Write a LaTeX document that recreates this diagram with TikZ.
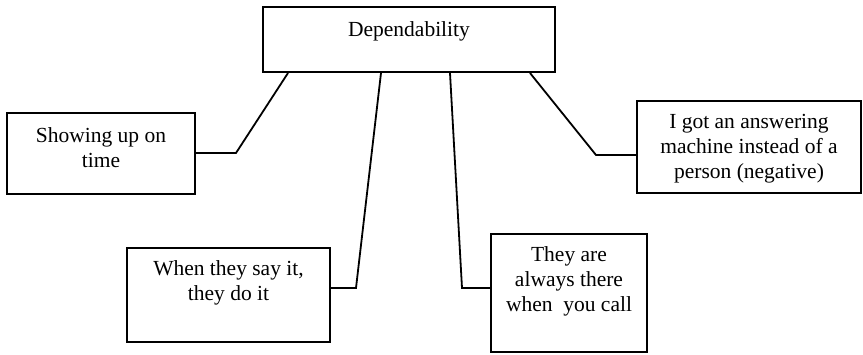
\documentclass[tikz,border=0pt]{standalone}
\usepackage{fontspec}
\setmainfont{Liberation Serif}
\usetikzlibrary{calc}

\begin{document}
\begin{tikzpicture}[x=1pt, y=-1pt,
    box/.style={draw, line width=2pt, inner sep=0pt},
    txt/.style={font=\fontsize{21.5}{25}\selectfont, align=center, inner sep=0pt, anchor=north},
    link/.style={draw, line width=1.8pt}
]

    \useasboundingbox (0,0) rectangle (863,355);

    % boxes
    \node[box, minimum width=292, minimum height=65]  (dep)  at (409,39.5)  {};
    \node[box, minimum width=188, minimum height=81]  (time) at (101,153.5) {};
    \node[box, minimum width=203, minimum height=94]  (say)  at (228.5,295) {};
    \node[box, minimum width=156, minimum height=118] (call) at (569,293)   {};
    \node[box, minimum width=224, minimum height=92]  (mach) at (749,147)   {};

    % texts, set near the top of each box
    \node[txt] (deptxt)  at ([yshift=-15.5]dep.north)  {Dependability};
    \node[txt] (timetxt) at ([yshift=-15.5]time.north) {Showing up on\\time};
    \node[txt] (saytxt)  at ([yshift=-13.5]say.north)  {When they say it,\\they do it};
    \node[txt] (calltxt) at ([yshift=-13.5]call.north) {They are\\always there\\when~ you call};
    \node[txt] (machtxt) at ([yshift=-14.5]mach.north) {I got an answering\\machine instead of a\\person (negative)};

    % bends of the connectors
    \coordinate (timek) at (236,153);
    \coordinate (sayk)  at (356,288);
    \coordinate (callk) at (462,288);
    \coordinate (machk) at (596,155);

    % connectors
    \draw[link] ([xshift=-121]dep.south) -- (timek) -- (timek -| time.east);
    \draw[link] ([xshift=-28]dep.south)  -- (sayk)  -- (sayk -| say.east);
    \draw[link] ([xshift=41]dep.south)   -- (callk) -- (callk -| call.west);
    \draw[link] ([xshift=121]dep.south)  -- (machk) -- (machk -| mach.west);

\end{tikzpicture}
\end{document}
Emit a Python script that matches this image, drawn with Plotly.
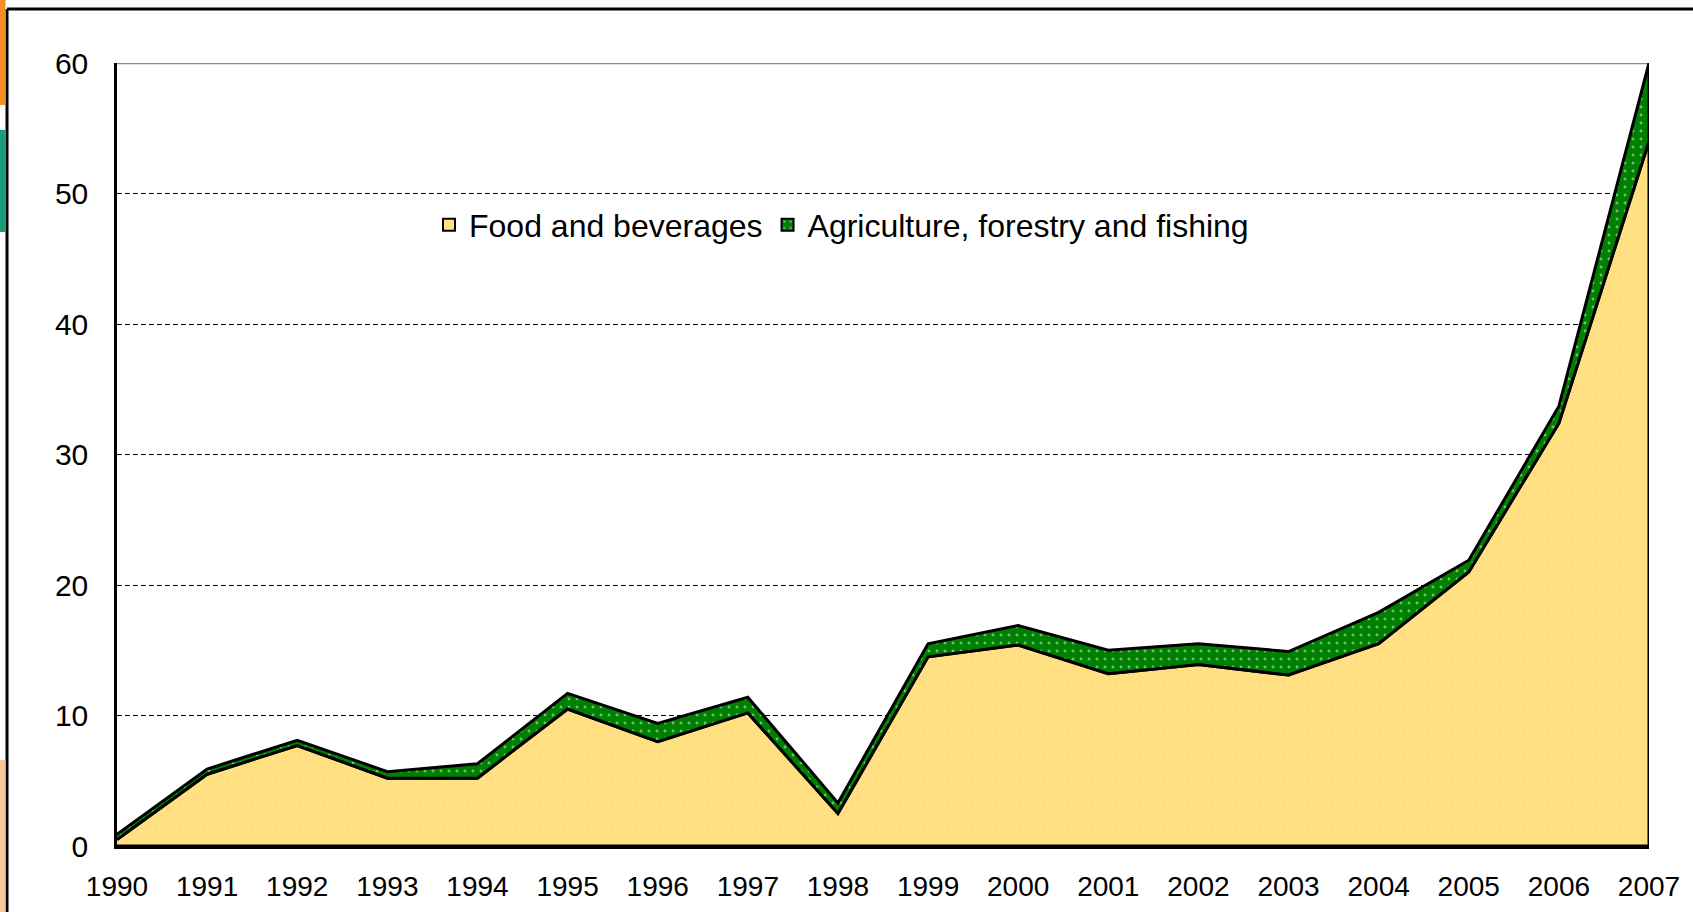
+-------+
*The request*. The required output is the exact run of lines from the start of the records through the line containing "(machk) at (596,155);", both ends included, with no pictures.

*Output below*.
Write a LaTeX document that recreates this diagram with TikZ.
\documentclass[tikz,border=0pt]{standalone}
\usepackage{fontspec}
\setmainfont{Liberation Serif}
\usetikzlibrary{calc}

\begin{document}
\begin{tikzpicture}[x=1pt, y=-1pt,
    box/.style={draw, line width=2pt, inner sep=0pt},
    txt/.style={font=\fontsize{21.5}{25}\selectfont, align=center, inner sep=0pt, anchor=north},
    link/.style={draw, line width=1.8pt}
]

    \useasboundingbox (0,0) rectangle (863,355);

    % boxes
    \node[box, minimum width=292, minimum height=65]  (dep)  at (409,39.5)  {};
    \node[box, minimum width=188, minimum height=81]  (time) at (101,153.5) {};
    \node[box, minimum width=203, minimum height=94]  (say)  at (228.5,295) {};
    \node[box, minimum width=156, minimum height=118] (call) at (569,293)   {};
    \node[box, minimum width=224, minimum height=92]  (mach) at (749,147)   {};

    % texts, set near the top of each box
    \node[txt] (deptxt)  at ([yshift=-15.5]dep.north)  {Dependability};
    \node[txt] (timetxt) at ([yshift=-15.5]time.north) {Showing up on\\time};
    \node[txt] (saytxt)  at ([yshift=-13.5]say.north)  {When they say it,\\they do it};
    \node[txt] (calltxt) at ([yshift=-13.5]call.north) {They are\\always there\\when~ you call};
    \node[txt] (machtxt) at ([yshift=-14.5]mach.north) {I got an answering\\machine instead of a\\person (negative)};

    % bends of the connectors
    \coordinate (timek) at (236,153);
    \coordinate (sayk)  at (356,288);
    \coordinate (callk) at (462,288);
    \coordinate (machk) at (596,155);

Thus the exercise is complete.